High‑resolution system time
System time in ChibiOS/RT is derived from high‑resolution timers, enabling microsecond‑class (µs) delays and timing:
- Fine‑grained control over timeouts and delays.
- Well suited for precise control loops, motor control, drone/UAV stabilization and navigation, communication timing, and other latency‑sensitive tasks.
- Allows tight synchronization between tasks and peripherals.
Real SMP support for multi‑core MCUs and MPUs
ChibiOS/RT provides true symmetric multiprocessing (SMP) capabilities:
- Single kernel image running across multiple cores.

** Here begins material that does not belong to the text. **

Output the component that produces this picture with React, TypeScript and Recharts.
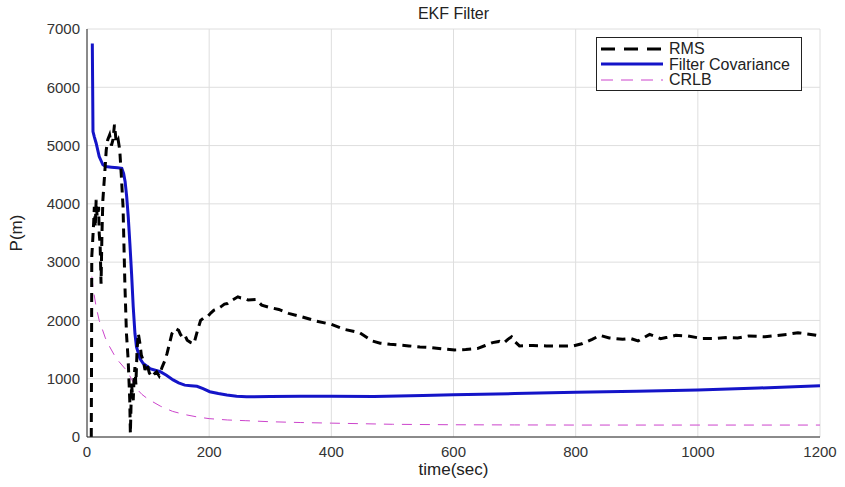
import React from 'react';
import { LineChart, Line, XAxis, YAxis, CartesianGrid, Legend } from 'recharts';

// time (sec), P (m) pairs
const rms: [number, number][] = [
  [7, 0], [7.5, 1500], [7.8, 3090], [9.4, 3380], [11, 3700], [12, 3950], [13.5, 3600], [15, 4070],
  [16.5, 3800], [17.7, 3780], [19, 3950], [20, 3490], [21.5, 3300], [23, 2630], [24.5, 3500], [26, 4070],
  [29, 4520], [31.5, 4925], [34, 5100], [37, 5180], [40, 5000], [42.5, 5100], [45, 5360], [48, 5040],
  [51, 5100], [53.6, 4925], [56, 4520], [59, 3950], [62, 2630], [64.6, 1775], [67.4, 1320], [69, 900],
  [70, 630], [71, 60], [72, 500], [73, 916], [74.5, 700], [75.7, 630], [77, 1000], [78.5, 1200],
  [80, 900], [82, 1500], [84, 1775], [86.7, 1600], [89, 1400], [92, 1320], [95, 1150], [98, 1260],
  [102, 1100], [106, 1030], [110, 1080], [114, 1117], [118, 1050], [123, 1200], [127, 1300], [131, 1430],
  [135, 1600], [139, 1775], [145, 1860], [150, 1830], [153, 1760], [156, 1718], [160, 1750], [164, 1660],
  [170, 1620], [175, 1600], [181, 1830], [186, 2000], [192, 2050], [197, 2060], [203, 2130], [208, 2176],
  [214, 2200], [219, 2233], [225, 2280], [230, 2290], [238, 2350], [247, 2405], [252, 2386], [258, 2380],
  [264, 2350], [277, 2358], [286, 2262], [300, 2220], [314, 2188], [330, 2120], [352, 2062], [375, 1990],
  [400, 1932], [421, 1847], [446, 1790], [467, 1648], [480, 1610], [496, 1590], [527, 1563], [545, 1545],
  [564, 1534], [585, 1510], [602, 1494], [620, 1500], [639, 1517], [652, 1570], [664, 1620], [675, 1640],
  [682, 1610], [689, 1676], [695, 1720], [700, 1640], [708, 1563], [730, 1570], [752, 1563], [775, 1560],
  [796, 1563], [810, 1600], [827, 1676], [840, 1744], [855, 1700], [877, 1676], [890, 1690], [902, 1648],
  [921, 1761], [939, 1688], [950, 1710], [964, 1744], [983, 1733], [1008, 1688], [1030, 1690], [1046, 1705],
  [1065, 1700], [1083, 1733], [1110, 1720], [1146, 1761], [1164, 1790], [1185, 1760], [1200, 1733],
];

const covariance: [number, number][] = [
  [8.7, 6750], [9.2, 6100], [9.8, 5240], [12, 5150], [15, 5040], [20, 4810], [26, 4670], [31, 4640],
  [40, 4630], [50, 4620], [57, 4610], [60, 4520], [62.4, 4380], [65, 4120], [67.5, 3780], [70.2, 3320],
  [73, 2800], [75.7, 2230], [78.5, 1775], [81, 1546], [86.7, 1346], [92, 1260], [103, 1174], [120, 1120],
  [130, 1060], [141, 980], [150, 930], [160, 890], [170, 880], [180, 870], [190, 830], [201, 777],
  [215, 745], [229, 720], [245, 700], [261, 690], [300, 695], [350, 700], [400, 700], [470, 693],
  [550, 710], [600, 727], [700, 745], [800, 767], [900, 787], [1000, 807], [1100, 840], [1200, 880],
];

const crlb: [number, number][] = [
  [8, 2750], [10, 2550], [12, 2420], [15, 2230], [20, 2000], [25, 1850], [30, 1700], [37, 1550],
  [45, 1400], [51, 1310], [60, 1200], [65, 1140], [70, 1050], [75, 950], [81, 830], [90, 730],
  [100, 650], [120, 530], [140, 440], [160, 385], [180, 345], [200, 315], [230, 292], [260, 280],
  [300, 262], [350, 248], [400, 238], [450, 228], [500, 218], [600, 210], [700, 207], [800, 205],
  [1000, 205], [1200, 205],
];

const xTicks = [0, 200, 400, 600, 800, 1000, 1200];
const yTicks = [0, 1000, 2000, 3000, 4000, 5000, 6000, 7000];

const toRows = (pts: [number, number][]) => pts.map(([t, p]) => ({ t, p }));

const FONT = '"Liberation Sans", Arial, sans-serif';
const AXIS = '#262626';

const legendItems = [
  { name: 'RMS', color: '#000', width: 3, dash: '14 9' },
  { name: 'Filter Covariance', color: '#1414c8', width: 3, dash: undefined },
  { name: 'CRLB', color: '#cc44cc', width: 1, dash: '12 8' },
];

const FigureLegend = () => (
  <div
    style={{
      border: '1px solid #222',
      background: '#fff',
      padding: '3px 0 2px 0',
      fontFamily: FONT,
      fontSize: 16,
      color: '#222',
      textAlign: 'left',
    }}
  >
    {legendItems.map((it) => (
      <div key={it.name} style={{ display: 'flex', alignItems: 'center', height: 15.5 }}>
        <svg width={72} height={12}>
          <line x1={4} x2={66} y1={6} y2={6} stroke={it.color} strokeWidth={it.width} strokeDasharray={it.dash} />
        </svg>
        <span style={{ lineHeight: '15px', whiteSpace: 'nowrap' }}>{it.name}</span>
      </div>
    ))}
  </div>
);

export default function App() {
  const tickStyle = { fill: '#333', fontSize: 15, fontFamily: FONT };
  return (
    <div style={{ position: 'absolute', left: 0, top: 0, width: 845, height: 487, background: '#fff' }}>
      <div
        style={{
          position: 'absolute', left: 0, width: 907, top: 5, textAlign: 'center',
          fontFamily: FONT, fontSize: 16, color: '#222',
        }}
      >
        EKF Filter
      </div>
      <div
        style={{
          position: 'absolute', left: 17, top: 233, transform: 'translate(-50%, -50%) rotate(-90deg)',
          fontFamily: FONT, fontSize: 17, color: '#222', whiteSpace: 'nowrap',
        }}
      >
        P(m)
      </div>
      <LineChart width={845} height={487} margin={{ top: 29, right: 25, bottom: 0, left: 0 }}>
        <CartesianGrid stroke="#dedede" strokeWidth={1} xAxisId="x" yAxisId="y" />
        <XAxis
          xAxisId="xin" orientation="bottom" mirror type="number" domain={[0, 1200]} ticks={xTicks}
          height={0} tick={false} tickSize={5} axisLine={false} tickLine={{ stroke: AXIS }}
        />
        <XAxis
          xAxisId="x" dataKey="t" type="number" domain={[0, 1200]} ticks={xTicks} height={50}
          tickSize={0} tickMargin={9} tick={tickStyle} axisLine={{ stroke: AXIS }}
          label={{ value: 'time(sec)', position: 'insideBottom', offset: 12, fill: '#222', fontSize: 17, fontFamily: FONT }}
        />
        <XAxis
          xAxisId="top" orientation="top" mirror type="number" domain={[0, 1200]} ticks={xTicks}
          height={0} tick={false} tickSize={5} axisLine={{ stroke: AXIS }} tickLine={{ stroke: AXIS }}
        />
        <YAxis
          yAxisId="yin" orientation="left" mirror type="number" domain={[0, 7000]} ticks={yTicks}
          width={0} tick={false} tickSize={5} axisLine={false} tickLine={{ stroke: AXIS }}
        />
        <YAxis
          yAxisId="y" type="number" domain={[0, 7000]} ticks={yTicks} width={87}
          tickSize={0} tickMargin={7} tick={tickStyle} axisLine={{ stroke: AXIS }}
        />
        <YAxis
          yAxisId="right" orientation="right" mirror type="number" domain={[0, 7000]} ticks={yTicks}
          width={0} tick={false} tickSize={5} axisLine={{ stroke: AXIS }} tickLine={{ stroke: AXIS }}
        />
        <Line
          xAxisId="x" yAxisId="y" data={toRows(crlb)} dataKey="p" name="CRLB" type="linear"
          stroke="#cc44cc" strokeWidth={1} strokeDasharray="10 8" dot={false} isAnimationActive={false}
        />
        <Line
          xAxisId="x" yAxisId="y" data={toRows(covariance)} dataKey="p" name="Filter Covariance" type="linear"
          stroke="#1414c8" strokeWidth={3} dot={false} isAnimationActive={false}
        />
        <Line
          xAxisId="x" yAxisId="y" data={toRows(rms)} dataKey="p" name="RMS" type="linear"
          stroke="#000" strokeWidth={3} strokeDasharray="9 6" dot={false} isAnimationActive={false}
        />
        <Legend
          layout="vertical"
          align="center"
          verticalAlign="middle"
          content={<FigureLegend />}
          wrapperStyle={{ left: 596, top: 37, width: 206 }}
        />
      </LineChart>
    </div>
  );
}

- Workloads can be efficiently distributed over available cores.
- Designed for current and next‑generation multi‑core microcontrollers and microprocessors.
This enables better scalability and performance when moving from single‑core to multi‑core platforms.
Typical Use Cases
ChibiOS/RT is used in a wide range of real‑time embedded systems where deterministic timing, low latency, and tight resource budgets are essential:
| Use case | Typical roles for ChibiOS/RT |
|---|---|
| Drones and UAVs | Flight control, stabilization loops, sensor fusion, navigation, and payload control with hard real‑time constraints |
| Robotics and autonomous systems | Motion control, kinematics, sensor processing, and coordination of multiple actuators and sensors |
| Motor control and drives | FOC (Field‑Oriented Control), BLDC/PMSM drives, servo control, and high‑frequency control loops |
| Audio and signal processing | Low‑latency audio pipelines, DSP‑style tasks, and precise scheduling of sample processing |
| Power management / low‑power systems | Battery‑powered devices, low‑power modes, and applications where tickless operation reduces energy consumption |
| Industrial and instrumentation | PLC‑like control, data acquisition, instrumentation front‑ends, and tightly timed I/O handling |
| Connectivity and communication | Protocol handling, time‑critical communication windows, and synchronized data transfers |
(Real deployments range from hobby projects to professional and industrial products, often on STM32 and other popular MCU families.)
ChibiOS/RT at a Glance
| Aspect / Feature | ChibiOS/RT focus and design choices | Common alternatives (typical RTOS designs) |
|---|---|---|
| Architecture & determinism | Monolithic, fully preemptive RTOS with strong focus on predictable, analyzable timing | Monolithic or modular kernels; determinism depends on configuration and enabled subsystems |
| Scheduling latency | Optimized for very low context switch times and short thread flyback latencies | Context switch and wakeup times vary widely by implementation and configuration |
| Memory model | Fully static kernel, no dynamic allocation required in the core | Many RTOS kernels allow or expect dynamic allocation for some OS objects |
| Tick model | True tickless, event-driven scheduling (fixed tick optional) | Commonly based on a periodic system tick; often provide tickless idle or tick suppression |
| System time resolution | High‑resolution, µs‑class system time and delays | Often optimized around millisecond‑level ticks; higher resolution may require extra configuration or code |
| SMP capabilities | Real SMP support for single‑image, multi‑core MCUs/MPUs | SMP support varies; many RTOSes focus on single core, some offer SMP on selected architectures |
| Footprint (kernel only) | Very small footprint, tuned for MCU‑class, resource‑constrained systems | Footprint ranges from very small kernels to larger, feature‑rich platforms |
| HAL / drivers | Integrated HAL with broad MCU coverage (e.g., STM32 and others) | Some RTOSes focus mainly on the kernel and rely on external or vendor‑specific HALs; others provide a large, unified driver model |
| Licensing & commercial use | Open Source (GPLv3, Apache‑2.0) plus commercial licensing options for proprietary and safety‑related projects | Typically permissive or copyleft open source licenses; commercial support options vary by vendor or service provider |
This table is intended as a high‑level, technical overview of common RTOS design choices. Actual capabilities and configurations depend on the specific RTOS, version, port, and project settings.